Mahmood’s legislation allows builders to use the code at the time of their original application — a “simple fix” that the supervisor said should make it easier to get shovels in the ground.

“We have thousands of units of housing … just deadlocked,” Mahmood said. “And the longer these projects take … the more costs get incrementally added. The car wash is just one site emblematic of many in San Francisco that are stuck in San Francisco’s housing development hell, and we are trying to now do what we can, one step at a time, to jump-start that housing development.”

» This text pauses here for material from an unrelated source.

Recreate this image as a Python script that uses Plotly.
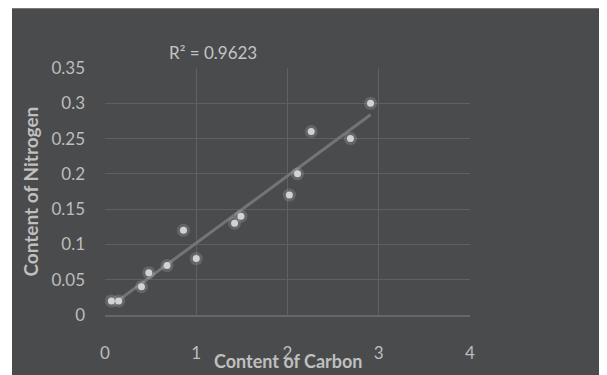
import numpy as np
import plotly.graph_objects as go

carbon = [0.07, 0.15, 0.40, 0.48, 0.68, 0.86, 1.00, 1.42, 1.49, 2.02, 2.11, 2.26, 2.69, 2.91]
nitrogen = [0.02, 0.02, 0.04, 0.06, 0.07, 0.12, 0.08, 0.13, 0.14, 0.17, 0.20, 0.26, 0.25, 0.30]
x_ticks = [0, 1, 2, 3, 4]
y_ticks = [0, 0.05, 0.1, 0.15, 0.2, 0.25, 0.3, 0.35]
y_tick_text = ["0", "0.05", "0.1", "0.15", "0.2", "0.25", "0.3", "0.35"]
r2_label = "R² = 0.9623"

# page has an 8px body margin; figure coordinates = page coordinates - 8
OFF = 8
W, H = 599, 367
ML, MR, MT, MB = 97, 137, 60, 55
PW, PH = W - ML - MR, H - MT - MB

BG = "#4a4b4d"
FONT = "Lato, Open Sans, sans-serif"

slope, intercept = np.polyfit(carbon, nitrogen, 1)
tx = np.array([min(carbon) + 0.08, max(carbon)])
ty = slope * tx + intercept

fig = go.Figure()
fig.add_trace(go.Scatter(x=tx, y=ty, mode="lines",
                         line=dict(color="#737475", width=3), hoverinfo="skip"))
fig.add_trace(go.Scatter(x=carbon, y=nitrogen, mode="markers",
                         marker=dict(size=13, color="rgba(220,220,220,0.18)"), hoverinfo="skip"))
fig.add_trace(go.Scatter(x=carbon, y=nitrogen, mode="markers",
                         marker=dict(size=7, color="#d2d2d2")))


def px2paper_x(px):
    return (px - OFF - ML) / PW


def px2paper_y(py):
    return (H - MB - (py - OFF)) / PH


fig.update_layout(
    width=W, height=H,
    margin=dict(l=ML, r=MR, t=MT, b=MB),
    paper_bgcolor="white",
    plot_bgcolor=BG,
    showlegend=False,
    font=dict(family=FONT, color="#c4c4c4", size=17),
    shapes=[dict(type="rect", xref="paper", yref="paper", layer="below",
                 x0=px2paper_x(12), x1=px2paper_x(W + 20),
                 y0=px2paper_y(H + 20), y1=px2paper_y(7),
                 fillcolor=BG, line=dict(width=0))],
    xaxis=dict(range=[0, 4], tickvals=x_ticks, showgrid=True, gridcolor="#5f6062",
               gridwidth=1, zeroline=False, showline=True, linecolor="#666769", linewidth=2,
               ticks="", ticklabelstandoff=22, tickfont=dict(size=17, color="#bdbdbd")),
    yaxis=dict(range=[0, 0.35], tickvals=y_ticks, ticktext=y_tick_text, showgrid=True,
               gridcolor="#5f6062", gridwidth=1, zeroline=False, showline=False,
               ticks="", ticklabelstandoff=19, tickfont=dict(size=17, color="#bdbdbd")),
    annotations=[
        dict(text=r2_label, xref="paper", yref="paper", x=px2paper_x(213), y=px2paper_y(52),
             showarrow=False, font=dict(size=17, color="#c4c4c4"), xanchor="center", yanchor="middle"),
        dict(text="<b>Content of Carbon</b>", xref="paper", yref="paper", x=px2paper_x(288),
             y=px2paper_y(367), showarrow=False, font=dict(size=18, color="#bfbfbf"),
             xanchor="center", yanchor="middle"),
        dict(text="<b>Content of Nitrogen</b>", xref="paper", yref="paper", x=px2paper_x(30),
             y=px2paper_y(194), showarrow=False, textangle=-90,
             font=dict(size=19, color="#bfbfbf"), xanchor="center", yanchor="middle"),
    ],
)

fig.write_html("out.html")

Nicholas Foster, a principal planner with the San Francisco Planning Department, said the bill “promotes more flexibility for the developers.” Foster noted the bill concerns permitting construction plans rather than land-use planning, and is a technical fix aimed at getting approved projects built.

Former District 5 Supervisor Dean Preston, whose office previously tried to acquire the site for affordable housing, argued that market conditions, not simply bureaucratic hurdles, stall housing projects. In the past, Preston has criticized former Mayor London Breed for not financing the project with city funds.

“The private, for-profit housing market has lots of sites around San Francisco that are fully approved and that they’re not moving forward on,” Preston said. “And that has far more to do with the overall market conditions, the costs of capital, their anticipated returns and their desire to wait until rents continue to skyrocket so that they can make more money when they build it.”

Mahmood’s bill is expected to go before the full board in October.